Ein weiteres Problem größerer Reichweite in Honduras ist die fortschreitenden Planung der „Ciudades Modelos“ , die in ZEDES (Zonas Especiales de Desarrollo y Empleo) umbenannet wurden. Nach ihrer Einschätzung handelt es sich um von ausländischen Konzernen (insbesonders Korea zeigt großes Interesse) entwickelte „Staaten im Staat“, die sich der honduranischen Kontrolle bezüglich interner Verwaltung und Sicherheitspolitik völlig entziehen würden. Im Jahr 2012 haben mehrer soziale Organisationen eine Klage beim Obersten Gerichtshof eingereicht. Der Klage wurde zwar stattgegeben, aber als Konsequenz wurden die Richter, die dem stattgegeben haben, entlassen.

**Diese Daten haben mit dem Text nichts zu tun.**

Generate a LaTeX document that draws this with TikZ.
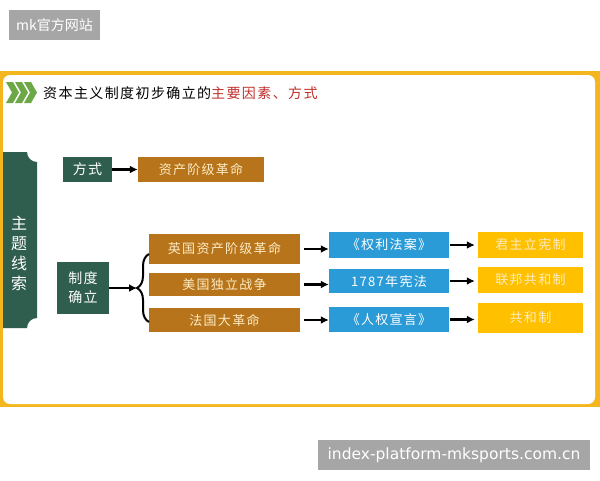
\documentclass[tikz,border=0pt]{standalone}
\usepackage{fontspec}
\usepackage{xcolor}
\usetikzlibrary{arrows.meta,decorations.pathreplacing}

\newfontfamily\cjk[LetterSpace=10]{Noto Sans CJK SC}
\newfontfamily\cjkplain{Noto Sans CJK SC}
\newfontfamily\wmfont{DejaVu Sans}

\definecolor{kuang}{HTML}{F3B61F}
\definecolor{zhuti}{HTML}{2F5E4F}
\definecolor{hese}{HTML}{B7741A}
\definecolor{lanse}{HTML}{2B9BD8}
\definecolor{huang}{HTML}{FFC000}
\definecolor{jiantoulv}{HTML}{6DA846}
\definecolor{biaohong}{HTML}{C0302D}
\definecolor{qianhuang}{HTML}{FCEBC4}
\definecolor{shuiyin}{HTML}{A6A6A6}

\tikzset{
  lvbox/.style={fill=zhuti, text=white, inner sep=0pt, font=\cjk\fontsize{14}{19}\selectfont},
  hebox/.style={fill=hese, text=qianhuang, inner sep=0pt, minimum width=151pt, font=\cjk\fontsize{13}{15}\selectfont},
  lanbox/.style={fill=lanse, text=white, inner sep=0pt, minimum width=120pt, font=\cjk\fontsize{13}{15}\selectfont},
  huangbox/.style={fill=huang, text=qianhuang, inner sep=0pt, minimum width=105pt, font=\cjk\fontsize{13}{15}\selectfont},
  jiantou/.style={-{Latex[length=8pt,width=8pt]}, line width=2.2pt},
  shuiyinbox/.style={fill=shuiyin, text=white, inner sep=0pt},
}

\begin{document}
\begin{tikzpicture}[x=1pt, y=-1pt]
\useasboundingbox (0,0) rectangle (600,480);

% frame
\fill[kuang] (0,71) rectangle (600,407);
\fill[white, rounded corners=7pt] (3,75) rectangle (595,404);

% title
\foreach \i in {0,9,18}
  \fill[jiantoulv] (6+\i,82) -- (13+\i,82) -- (19+\i,92.5) -- (13+\i,103) -- (6+\i,103) -- (12+\i,92.5) -- cycle;
\node[anchor=west, inner sep=0pt, font=\cjk\fontsize{14}{16}\selectfont] (title) at (43,93)
  {资本主义制度初步确立的\textcolor{biaohong}{主要因素、方式}};

% side banner
\fill[zhuti] (3,152) -- (27,152) arc[start angle=180, end angle=90, radius=10]
  -- (37,318) arc[start angle=-90, end angle=-180, radius=10] -- (3,328) -- cycle;
\node[text=white, align=center, inner sep=0pt, font=\cjkplain\fontsize{16}{20}\selectfont] (xiansuo) at (19,253)
  {主\\题\\线\\索};

% nodes
\node[lvbox, minimum width=49pt, minimum height=25pt] (fangshi) at (87.5,169.5) {方式};
\node[hebox, minimum width=126pt, minimum height=25pt] (geming) at (201,169.5) {资产阶级革命};

\node[lvbox, minimum width=52pt, minimum height=52pt, align=center] (zhidu) at (83,288) {制度\\确立};

\node[hebox, minimum height=30pt] (yingguo) at (224.5,249) {英国资产阶级革命};
\node[hebox, minimum height=23pt] (meiguo) at (224.5,284.5) {美国独立战争};
\node[hebox, minimum height=24pt] (faguo) at (224.5,320) {法国大革命};

\node[lanbox, minimum height=26pt] (quanli) at (389,245) {《权利法案》};
\node[lanbox, minimum height=24pt] (xianfa) at (389,281) {1787年宪法};
\node[lanbox, minimum height=25pt] (renquan) at (389,319.5) {《人权宣言》};

\node[huangbox, minimum height=26pt] (junzhu) at (530.5,245) {君主立宪制};
\node[huangbox, minimum height=26pt] (lianbang) at (530.5,280) {联邦共和制};
\node[huangbox, minimum height=30pt] (gonghe) at (530.5,318) {共和制};

% brace
\coordinate (kuohaoding) at (149,254);
\coordinate (kuohaodi) at (149,322);
\coordinate (kuohaojian) at (137,288);
\draw[line width=2pt, decorate, decoration={brace, amplitude=12pt}] (kuohaodi) -- (kuohaoding);

% arrows
\draw[jiantou] (fangshi) -- (geming);
\draw[jiantou] (zhidu) -- (kuohaojian);
\draw[jiantou, shorten <=4pt] (yingguo.east) -- (yingguo.east -| quanli.west);
\draw[jiantou, shorten <=4pt] (meiguo.east) -- (meiguo.east -| xianfa.west);
\draw[jiantou, shorten <=4pt] (faguo.east) -- (faguo.east -| renquan.west);
\draw[jiantou, shorten <=1pt, shorten >=3pt] (quanli.east) -- (quanli.east -| junzhu.west);
\draw[jiantou, shorten <=1pt, shorten >=3pt] (xianfa.east) -- (xianfa.east -| lianbang.west);
\draw[jiantou, shorten <=1pt, shorten >=3pt] (renquan.east) -- (renquan.east -| gonghe.west);

% watermarks
\node[shuiyinbox, minimum width=91pt, minimum height=30pt, font=\cjkplain\fontsize{14}{16}\selectfont] (shuiyin1) at (54.5,25) {mk官方网站};
\node[shuiyinbox, minimum width=272pt, minimum height=30pt, font=\wmfont\fontsize{15.5}{18}\selectfont] (shuiyin2) at (454,455) {index-platform-mksports.com.cn};

\end{tikzpicture}
\end{document}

Kurze Zeit später wurde ein neues Gesetz für die ZEDES vom honduranischen Kongreß bewilligt.
In Bezug auf das zunehmende Landgrabbing, der Ausbeutung von Rohstoffen und Holzeinschlag in den von überwiegend durch indigene Bevölkerung bewohnte Regionen, hat ERIC 24 Gesetze identifiziert, die den Großgrundbesitzern wie involvierte Politiker*innen Straffreiheit garantieren. Derzeit arbeitet der honduranische Kongreß an der Reform des Strafgesetzbuches, in dem ein Artikel geschaffen werden soll, der die Verteidigung der Flüsse in indigenen Territorien kriminalisiert.
Insbesonders die indigene Bevölkerung, die der Bedrohung und Eliminierung ihrer Lebensgrundlage ausgesetzt ist, werden kriminalisert und verfolgt. Selbst vor Ermordung wird nicht zurückgeschreckt.